## Source data

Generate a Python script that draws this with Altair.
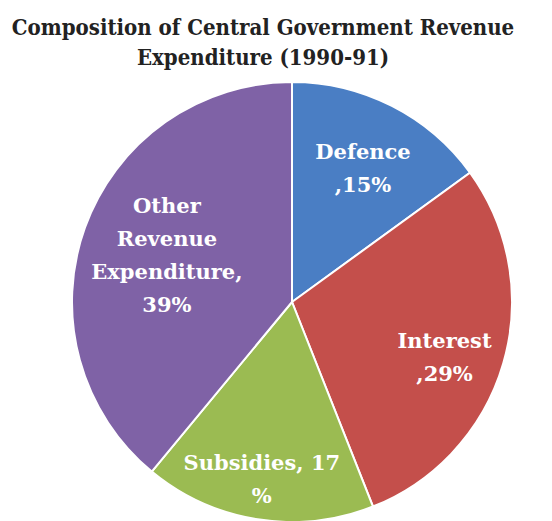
import altair as alt
import pandas as pd

categories = ["Defence", "Interest", "Subsidies", "Other Revenue Expenditure"]
values = [15, 29, 17, 39]
labels = ["Defence\n,15%", "Interest\n,29%", "Subsidies, 17\n%", "Other\nRevenue\nExpenditure,\n39%"]
colors = ["#4A7EC4", "#C44F4B", "#9BBB52", "#7F62A6"]

df = pd.DataFrame({
    "category": categories,
    "value": values,
    "label": labels,
    "idx": list(range(len(categories))),
})

CX, CY, R = 284, 222, 220
FONT = "DejaVu Serif"

base = alt.Chart(df).encode(
    theta=alt.Theta("value:Q", stack=True),
    order=alt.Order("idx:Q"),
    x=alt.value(CX),
    y=alt.value(CY),
)

arcs = base.mark_arc(outerRadius=R, stroke="white", strokeWidth=2).encode(
    color=alt.Color("category:N", scale=alt.Scale(domain=categories, range=colors), legend=None)
)

label_setup = [
    ("Defence", 152, 2, -14),
    ("Interest", 162, -3, -5),
    ("Subsidies", 180, -2, -16),
    ("Other Revenue Expenditure", 134, 1, -50),
]

layers = [arcs]
for cat, rad, dx, dy in label_setup:
    layers.append(
        base.mark_text(
            radius=rad, dx=dx, dy=dy, font=FONT, fontSize=21,
            fontWeight="bold", color="white", lineBreak="\n", lineHeight=33,
            align="center", baseline="middle",
        ).encode(text=alt.condition(alt.datum.category == cat, "label:N", alt.value("")))
    )

chart = alt.layer(*layers).properties(
    width=510,
    height=441,
    padding={"left": 0, "top": 72, "right": 26, "bottom": 0},
    autosize=alt.AutoSizeParams(type="none"),
    title=alt.Title(
        ["Composition of Central Government Revenue", "Expenditure (1990-91)"],
        font="DejaVu Serif Condensed", fontSize=22, fontWeight="bold", color="#222222",
        anchor="middle", lineHeight=30, offset=8,
    ),
).configure_view(stroke=None)

chart.save("out.html", embed_options={"renderer": "svg", "actions": False})
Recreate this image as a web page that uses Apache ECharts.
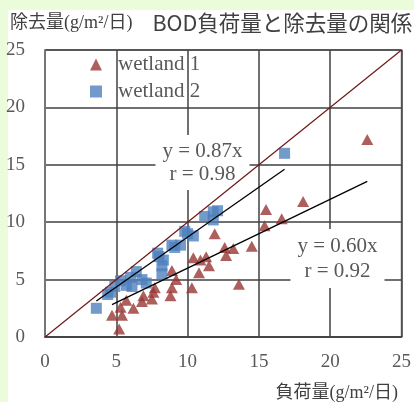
<!DOCTYPE html>
<html><head><meta charset="utf-8">
<script src="https://cdn.jsdelivr.net/npm/echarts@6/dist/echarts.min.js"></script>
<style>
html,body{margin:0;padding:0;background:#eafcda;width:414px;height:402px;overflow:hidden;}
#panel{position:absolute;left:8px;top:10px;width:406px;height:392px;background:#fff;}
#chart{position:absolute;left:0;top:0;width:414px;height:402px;}
</style></head>
<body><div id="panel"></div><div id="chart"></div>
<script>
// ---- data ----
const seriesNames = ['wetland 1', 'wetland 2'];
const w1x = [4.7, 5.2, 5.4, 5.3, 5.7, 6.2, 6.8, 6.9, 7.5, 7.6, 7.7, 8.8, 8.9, 8.9, 9.2, 10.3, 10.4, 10.8, 10.9, 11.3, 11.5, 11.9, 12.6, 12.7, 13.2, 13.6, 14.5, 15.4, 15.5, 16.6, 18.1, 22.6];
const w1y = [1.9, 0.7, 1.9, 2.6, 3.2, 2.5, 3.1, 3.6, 3.3, 3.9, 4.3, 3.6, 4.3, 5.8, 5.0, 4.3, 6.9, 5.6, 6.7, 7.0, 6.2, 9.0, 7.8, 7.1, 7.7, 4.6, 7.9, 9.7, 11.1, 10.3, 11.8, 17.2];
const w2x = [3.6, 4.4, 4.6, 4.9, 5.3, 5.7, 6.0, 6.1, 6.4, 6.8, 7.1, 7.9, 8.0, 8.2, 8.2, 8.3, 8.9, 9.1, 9.5, 9.8, 10.0, 10.4, 11.2, 11.8, 11.8, 12.1, 16.8];
const w2y = [2.5, 3.7, 3.9, 4.4, 4.9, 4.5, 5.2, 4.4, 5.7, 5.0, 4.7, 7.3, 7.0, 6.2, 5.5, 6.7, 8.0, 7.8, 8.0, 9.2, 9.0, 8.8, 10.5, 10.2, 10.9, 11.0, 16.0];
const slopes = [0.60, 0.87];
const rValues = [0.92, 0.98];
const axisMin = 0, axisMax = 25, tickStep = 5;
const titleLeft = '除去量(g/m²/日)';
const titleRight = 'BOD負荷量と除去量の関係';
const xAxisTitle = '負荷量(g/m²/日)';

// ---- build ----
const pts = (xs, ys) => xs.map((x, i) => [x, ys[i]]);
const fitLine = (xs, k) => {
  const a = Math.min(...xs), b = Math.max(...xs);
  return [[a, k * a], [b, k * b]];
};
const serif = '"Liberation Serif", "Times New Roman", "Noto Sans CJK JP", serif';
const sans = '"Noto Sans CJK JP", "Noto Sans", sans-serif';
const txt = '#595959';

const chart = echarts.init(document.getElementById('chart'), null, {renderer: 'canvas'});
chart.setOption({
  animation: false,
  title: {
    left: 10, top: 10, padding: 0,
    text: '{a|' + titleLeft + '}{b|' + titleRight + '}',
    textStyle: {
      fontWeight: 'normal',
      rich: {
        a: {fontFamily: serif, fontSize: 18, fontWeight: 'normal', color: '#404040', lineHeight: 26},
        b: {fontFamily: sans, fontSize: 21.5, fontWeight: 'normal', color: '#404040', lineHeight: 26, padding: [0, 0, 0, 20]}
      }
    }
  },
  legend: {
    data: [{name: seriesNames[0], icon: 'triangle'}, {name: seriesNames[1], icon: 'rect'}],
    orient: 'vertical', left: 90, top: 54, padding: 0, itemGap: 6,
    itemWidth: 12, itemHeight: 12,
    textStyle: {fontFamily: serif, fontSize: 21, color: txt, padding: [0, 0, 0, 11]}
  },
  grid: {left: 45, right: 12, top: 50, bottom: 65, show: true, borderColor: '#808080', borderWidth: 1.5},
  xAxis: {
    type: 'value', min: axisMin, max: axisMax, interval: tickStep,
    axisLine: {show: true, lineStyle: {color: '#404040', width: 1.5}},
    axisTick: {show: false},
    axisLabel: {fontFamily: serif, fontSize: 19, color: txt, margin: 16},
    splitLine: {show: true, lineStyle: {color: '#404040', width: 1.5}}
  },
  yAxis: {
    type: 'value', min: axisMin, max: axisMax, interval: tickStep,
    axisLine: {show: true, lineStyle: {color: '#808080', width: 1.5}},
    axisTick: {show: false},
    axisLabel: {fontFamily: serif, fontSize: 19, color: txt, margin: 20},
    splitLine: {show: true, lineStyle: {color: '#404040', width: 1.5}}
  },
  graphic: {elements: [
    {type: 'text', x: 202.5, y: 135, z: 1, silent: true,
     style: {text: 'y = ' + slopes[1].toFixed(2) + 'x\nr = ' + rValues[1].toFixed(2),
             font: '21px ' + serif, fill: txt, align: 'center', verticalAlign: 'top',
             lineHeight: 23, backgroundColor: '#fff', padding: [5, 7, 4, 7]}},
    {type: 'text', x: 337.5, y: 229, z: 1, silent: true,
     style: {text: 'y = ' + slopes[0].toFixed(2) + 'x\nr = ' + rValues[0].toFixed(2),
             font: '21px ' + serif, fill: txt, align: 'center', verticalAlign: 'top',
             lineHeight: 25, backgroundColor: '#fff', padding: [5, 7, 4, 7]}},
    {type: 'text', x: 398, y: 393, z: 1, silent: true,
     style: {text: xAxisTitle, font: '18px ' + serif, fill: '#404040', align: 'right', verticalAlign: 'middle'}}
  ]},
  series: [
    {name: seriesNames[0], type: 'scatter', data: pts(w1x, w1y), symbol: 'triangle', symbolSize: [12, 11],
     itemStyle: {color: '#993735'}, z: 2},
    {name: seriesNames[1], type: 'scatter', data: pts(w2x, w2y), symbol: 'rect', symbolSize: 11,
     itemStyle: {color: '#4f81bd'}, z: 2},
    {name: 'y=x', type: 'line', data: [[axisMin, axisMin], [axisMax, axisMax]], symbol: 'none',
     lineStyle: {color: '#6e1818', width: 1.2}, z: 3},
    {name: 'fit1', type: 'line', data: fitLine(w1x, slopes[0]), symbol: 'none',
     lineStyle: {color: '#000', width: 1.3}, z: 3},
    {name: 'fit2', type: 'line', data: fitLine(w2x, slopes[1]), symbol: 'none',
     lineStyle: {color: '#000', width: 1.3}, z: 3}
  ]
});
</script></body></html>
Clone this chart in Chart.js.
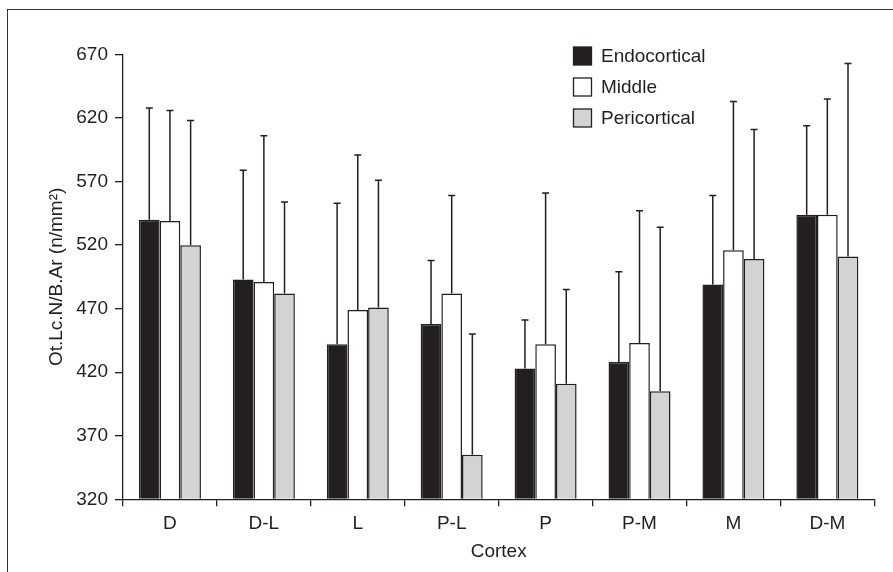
<!DOCTYPE html>
<html>
<head>
<meta charset="utf-8">
<script src="https://cdn.jsdelivr.net/npm/chart.js@4"></script>
<style>
    html, body { margin: 0; padding: 0; background: #fff; }
    #wrap { position: relative; width: 893px; height: 572px; overflow: hidden; }
    #frame { position: absolute; left: 7px; top: 9px; width: 900px; height: 600px;
             border-left: 1.5px solid #333; border-top: 1.5px solid #333; pointer-events: none; }
    canvas { position: absolute; left: 0; top: 0; }
</style>
</head>
<body>
<div id="wrap">
    <canvas id="myChart" width="893" height="572"></canvas>
    <div id="frame"></div>
</div>
<script>
// categories along the cortex
const categories = ['D', 'D-L', 'L', 'P-L', 'P', 'P-M', 'M', 'D-M'];

// bar heights (means)
const endocortical = [540, 493, 442, 458, 423, 428, 489, 544];
const middle = [539, 491, 469, 482, 442, 443, 516, 544];
const pericortical = [520, 482, 471, 355, 411, 405, 509, 511];

// top of each error bar (mean + SD)
const endocorticalUpper = [628, 579, 553, 508, 461, 499, 559, 614];
const middleUpper = [626, 606, 591, 559, 561, 547, 633, 635];
const pericorticalUpper = [618, 554, 571, 450, 485, 534, 611, 663];

// y axis ticks
const yTicks = [320, 370, 420, 470, 520, 570, 620, 670];

const ink = '#231f20';
const fontFamily = '"Liberation Sans", Arial, Helvetica, sans-serif';
const fontSize = 19;

// draws the one-sided error bars from the bar top up to the upper value
const errorBars = {
    id: 'errorBars',
    afterDatasetsDraw(chart) {
        const ctx = chart.ctx;
        const yScale = chart.scales.y;
        ctx.save();
        ctx.strokeStyle = ink;
        ctx.lineWidth = 1.5;
        chart.data.datasets.forEach((ds, i) => {
            const meta = chart.getDatasetMeta(i);
            meta.data.forEach((bar, j) => {
                const top = yScale.getPixelForValue(ds.upper[j]);
                ctx.beginPath();
                ctx.moveTo(bar.x, bar.y);
                ctx.lineTo(bar.x, top);
                ctx.moveTo(bar.x - 3.5, top);
                ctx.lineTo(bar.x + 3.5, top);
                ctx.stroke();
            });
        });
        ctx.restore();
    }
};

// legend in the top right corner of the plot
const boxLegend = {
    id: 'boxLegend',
    afterDraw(chart) {
        const ctx = chart.ctx;
        const rows = [56, 87, 118];
        ctx.save();
        ctx.font = fontSize + 'px ' + fontFamily;
        ctx.textBaseline = 'middle';
        chart.data.datasets.forEach((ds, i) => {
            const y = rows[i];
            ctx.fillStyle = ds.backgroundColor;
            ctx.fillRect(573.5, y - 9, 18, 18);
            ctx.strokeStyle = ink;
            ctx.lineWidth = 1.3;
            ctx.strokeRect(573.5, y - 9, 18, 18);
            ctx.fillStyle = ink;
            ctx.fillText(ds.label, 601, y + 1);
        });
        ctx.restore();
    }
};

const ctx = document.getElementById('myChart').getContext('2d');
const myChart = new Chart(ctx, {
    type: 'bar',
    data: {
        labels: categories,
        datasets: [
            {
                label: 'Endocortical',
                data: endocortical,
                upper: endocorticalUpper,
                backgroundColor: ink,
                borderColor: ink,
                borderWidth: 1.5
            },
            {
                label: 'Middle',
                data: middle,
                upper: middleUpper,
                backgroundColor: '#ffffff',
                borderColor: ink,
                borderWidth: 1.5
            },
            {
                label: 'Pericortical',
                data: pericortical,
                upper: pericorticalUpper,
                backgroundColor: '#d1d3d4',
                borderColor: ink,
                borderWidth: 1.5
            }
        ]
    },
    options: {
        responsive: false,
        animation: false,
        base: 320,
        barPercentage: 1,
        categoryPercentage: 0.66,
        layout: { padding: { left: 0, right: 18.7, top: 54.5, bottom: 0 } },
        plugins: {
            legend: { display: false },
            tooltip: { enabled: false }
        },
        scales: {
            x: {
                afterFit: (scale) => { scale.height = 72.7; },
                grid: {
                    offset: true,
                    drawOnChartArea: false,
                    tickLength: 7,
                    color: ink,
                    lineWidth: 1.3
                },
                border: { color: ink, width: 1.3 },
                ticks: {
                    color: ink,
                    padding: 6,
                    font: { family: fontFamily, size: fontSize }
                },
                title: {
                    display: true,
                    text: 'Cortex',
                    color: ink,
                    padding: { top: 0, bottom: 9 },
                    font: { family: fontFamily, size: fontSize }
                }
            },
            y: {
                min: yTicks[0],
                max: yTicks[yTicks.length - 1],
                afterFit: (scale) => { scale.width = 123; },
                afterBuildTicks: (scale) => { scale.ticks = yTicks.map(v => ({ value: v })); },
                grid: {
                    drawOnChartArea: false,
                    tickLength: 8,
                    color: ink,
                    lineWidth: 1.3
                },
                border: { color: ink, width: 1.3 },
                ticks: {
                    color: ink,
                    padding: 7,
                    font: { family: fontFamily, size: fontSize }
                },
                title: {
                    display: true,
                    text: 'Ot.Lc.N/B.Ar (n/mm²)',
                    color: ink,
                    padding: { top: 45, bottom: 0 },
                    font: { family: fontFamily, size: fontSize }
                }
            }
        }
    },
    plugins: [errorBars, boxLegend]
});
</script>
</body>
</html>
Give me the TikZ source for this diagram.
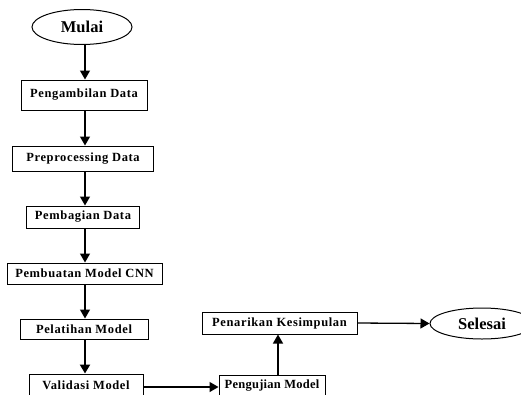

## Exercise description
Extract from the material above the stretch running from the line containing "Clone this chart in Chart.js." through the line containing "const fontSize = 19;". Keep the text exact and the pictures out.

## Solution to the exercise
Clone this chart in Chart.js.
<!DOCTYPE html>
<html>
<head>
<meta charset="utf-8">
<script src="https://cdn.jsdelivr.net/npm/chart.js@4"></script>
<style>
    html, body { margin: 0; padding: 0; background: #fff; }
    #wrap { position: relative; width: 893px; height: 572px; overflow: hidden; }
    #frame { position: absolute; left: 7px; top: 9px; width: 900px; height: 600px;
             border-left: 1.5px solid #333; border-top: 1.5px solid #333; pointer-events: none; }
    canvas { position: absolute; left: 0; top: 0; }
</style>
</head>
<body>
<div id="wrap">
    <canvas id="myChart" width="893" height="572"></canvas>
    <div id="frame"></div>
</div>
<script>
// categories along the cortex
const categories = ['D', 'D-L', 'L', 'P-L', 'P', 'P-M', 'M', 'D-M'];

// bar heights (means)
const endocortical = [540, 493, 442, 458, 423, 428, 489, 544];
const middle = [539, 491, 469, 482, 442, 443, 516, 544];
const pericortical = [520, 482, 471, 355, 411, 405, 509, 511];

// top of each error bar (mean + SD)
const endocorticalUpper = [628, 579, 553, 508, 461, 499, 559, 614];
const middleUpper = [626, 606, 591, 559, 561, 547, 633, 635];
const pericorticalUpper = [618, 554, 571, 450, 485, 534, 611, 663];

// y axis ticks
const yTicks = [320, 370, 420, 470, 520, 570, 620, 670];

const ink = '#231f20';
const fontFamily = '"Liberation Sans", Arial, Helvetica, sans-serif';
const fontSize = 19;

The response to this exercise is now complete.